🤖 AI Summary
In multi-agent social dilemmas, standard reinforcement learning often induces large language model (LLM) agents to adopt defection strategies, undermining collective welfare. To address this, we propose a cooperative multi-agent training framework tailored for LLMs: first, we design Trust and Split—a novel benchmark environment requiring natural-language negotiation; second, we introduce a population-relative baseline to simplify advantage estimation and develop Opponent-Aware Advantage Alignment, a policy-coordination algorithm that jointly optimizes agent strategies.
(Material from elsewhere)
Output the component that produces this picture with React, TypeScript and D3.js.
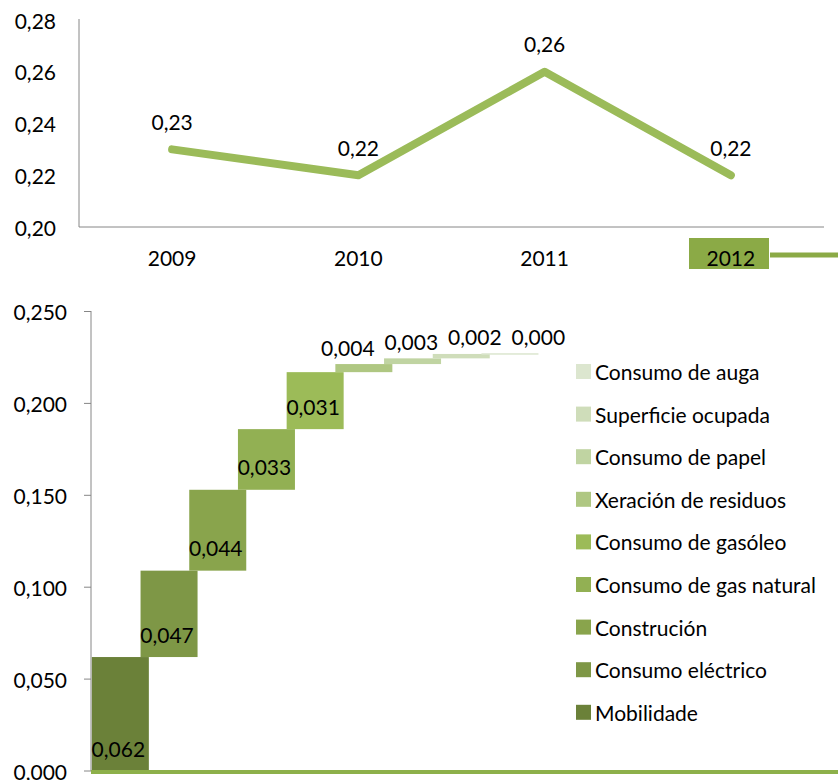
import React from "react";
import * as d3 from "d3";

const years = ["2009", "2010", "2011", "2012"];
const totals = [0.23, 0.22, 0.26, 0.22];
const topTicks = [0.2, 0.22, 0.24, 0.26, 0.28];

const categories = [
  "Mobilidade",
  "Consumo eléctrico",
  "Construción",
  "Consumo de gas natural",
  "Consumo de gasóleo",
  "Xeración de residuos",
  "Consumo de papel",
  "Superficie ocupada",
  "Consumo de auga",
];
const contributions = [0.062, 0.047, 0.044, 0.033, 0.031, 0.0044, 0.0031, 0.0024, 0.0004];
const colors = [
  "#6B8139",
  "#7E9746",
  "#89A44C",
  "#92B053",
  "#9CBB58",
  "#AFC782",
  "#C0D4A2",
  "#CFDDBA",
  "#DCE6CF",
];
const bottomTicks = [0, 0.05, 0.1, 0.15, 0.2, 0.25];

const FONT = "Lato, 'Open Sans', sans-serif";
const FS = 21;
const fmt2 = (v: number) => v.toFixed(2).replace(".", ",");
const fmt3 = (v: number) => v.toFixed(3).replace(".", ",");

export default function App() {
  // Top line chart
  const xTop = d3.scaleBand<string>().domain(years).range([79, 824]);
  const yTop = d3.scaleLinear().domain([0.2, 0.28]).range([227, 20]);
  const line = d3
    .line<number>()
    .x((_, i) => (xTop(years[i]) as number) + xTop.bandwidth() / 2)
    .y((d) => yTop(d));

  // Bottom waterfall chart
  const xB = d3
    .scaleBand<string>()
    .domain(categories)
    .range([96, 96 + 9 * 48.7]);
  const yB = d3.scaleLinear().domain([0, 0.25]).range([771, 311.5]);
  const barW = 57;
  const cum: number[] = [];
  contributions.reduce((acc, v, i) => {
    cum[i] = acc;
    return acc + v;
  }, 0);
  const firstSmall = contributions.findIndex((c) => c <= 0.01);

  const legendOrder = categories.map((c, i) => i).reverse();

  return (
    <svg
      width={838}
      height={780}
      style={{ position: "absolute", left: 0, top: 0, background: "#fff" }}
      fontFamily={FONT}
    >
      {/* TOP CHART */}
      <line x1={79} x2={79} y1={19} y2={227} stroke="#868686" strokeWidth={1} />
      <line x1={79} x2={824} y1={227} y2={227} stroke="#868686" strokeWidth={1} />
      {topTicks.map((t) => (
        <text
          key={t}
          x={56}
          y={yTop(t)}
          textAnchor="end"
          dominantBaseline="central"
          fontSize={FS}
          fill="#000"
        >
          {fmt2(t)}
        </text>
      ))}
      <rect x={689} y={238} width={80} height={31} fill="#8BAA46" />
      <line x1={770} x2={838} y1={255} y2={255} stroke="#8BAA46" strokeWidth={5} />
      {years.map((y) => (
        <text
          key={y}
          x={(xTop(y) as number) + xTop.bandwidth() / 2}
          y={257}
          textAnchor="middle"
          dominantBaseline="central"
          fontSize={FS}
          fill="#000"
        >
          {y}
        </text>
      ))}
      <path
        d={line(totals) || ""}
        fill="none"
        stroke="#9BBB59"
        strokeWidth={8}
        strokeLinecap="round"
        strokeLinejoin="round"
      />
      {totals.map((v, i) => (
        <text
          key={i}
          x={(xTop(years[i]) as number) + xTop.bandwidth() / 2}
          y={yTop(v) - 28}
          textAnchor="middle"
          dominantBaseline="central"
          fontSize={FS}
          fill="#000"
        >
          {fmt2(v)}
        </text>
      ))}

      {/* BOTTOM CHART */}
      <line x1={91} x2={91} y1={311} y2={771} stroke="#868686" strokeWidth={1} />
      {bottomTicks.map((t) => (
        <g key={t}>
          <line x1={84} x2={91} y1={yB(t)} y2={yB(t)} stroke="#868686" strokeWidth={1} />
          <text
            x={67}
            y={yB(t)}
            textAnchor="end"
            dominantBaseline="central"
            fontSize={FS}
            fill="#000"
          >
            {fmt3(t)}
          </text>
        </g>
      ))}
      {contributions.map((v, i) => {
        const cx = (xB(categories[i]) as number) + xB.bandwidth() / 2;
        const y0 = yB(cum[i]);
        const y1 = yB(cum[i] + v);
        return (
          <rect
            key={i}
            x={cx - barW / 2}
            y={y1}
            width={barW}
            height={Math.max(1.5, y0 - y1)}
            fill={colors[i]}
          />
        );
      })}
      <rect x={91} y={770} width={747} height={4} fill="#8DB04A" />
      {contributions.map((v, i) => {
        const cx = (xB(categories[i]) as number) + xB.bandwidth() / 2;
        const big = i < firstSmall;
        const x = big
          ? cx - 2
          : (xB(categories[firstSmall]) as number) + xB.bandwidth() / 2 - 16 + (i - firstSmall) * 63.5;
        const y = big ? yB(cum[i]) - 23 : yB(cum[i] + v) - 17;
        return (
          <text
            key={i}
            x={x}
            y={y}
            textAnchor="middle"
            dominantBaseline="central"
            fontSize={FS}
            fill="#000"
          >
            {fmt3(v)}
          </text>
        );
      })}

      {/* LEGEND */}
      {legendOrder.map((ci, k) => {
        const cy = 371.5 + k * 42.6;
        return (
          <g key={ci}>
            <rect x={576} y={cy - 7.5} width={15} height={15} fill={colors[ci]} />
            <text
              x={595}
              y={cy}
              dominantBaseline="central"
              fontSize={FS}
              fill="#000"
            >
              {categories[ci]}
            </text>
          </g>
        );
      })}
    </svg>
  );
}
Our method significantly improves collective payoff across multiple social dilemma tasks (average +23.6%), yielding policies with high cooperation rates (>85%) and robust exploit-resistance—effectively countering greedy adversarial strategies. Moreover, the learned policies generalize seamlessly to state-of-the-art closed-source LLMs.
📝 Abstract
As agentic AI becomes more widespread, agents with distinct and possibly conflicting goals will interact in complex ways. These multi-agent interactions pose a fundamental challenge, particularly in social dilemmas, where agents' individual incentives can undermine collective welfare. While reinforcement learning (RL) has been effective for aligning large language models (LLMs) in the single-agent regime, prior small-network results suggest that standard RL in multi-agent settings often converges to defecting, self-interested policies. We show the same effect in LLMs: despite cooperative priors, RL-trained LLM agents develop opportunistic behavior that can exploit even advanced closed-source models. To address this tendency of RL to converge to poor equilibria, we adapt a recent opponent-learning awareness algorithm, Advantage Alignment, to fine-tune LLMs toward multi-agent cooperation and non-exploitability. We then introduce a group-relative baseline that simplifies advantage computation in iterated games, enabling multi-agent training at LLM scale. We also contribute a novel social dilemma environment, Trust and Split, which requires natural language communication to achieve high collective welfare. Across a wide range of social dilemmas, policies learned with Advantage Alignment achieve higher collective payoffs while remaining robust against exploitation by greedy agents.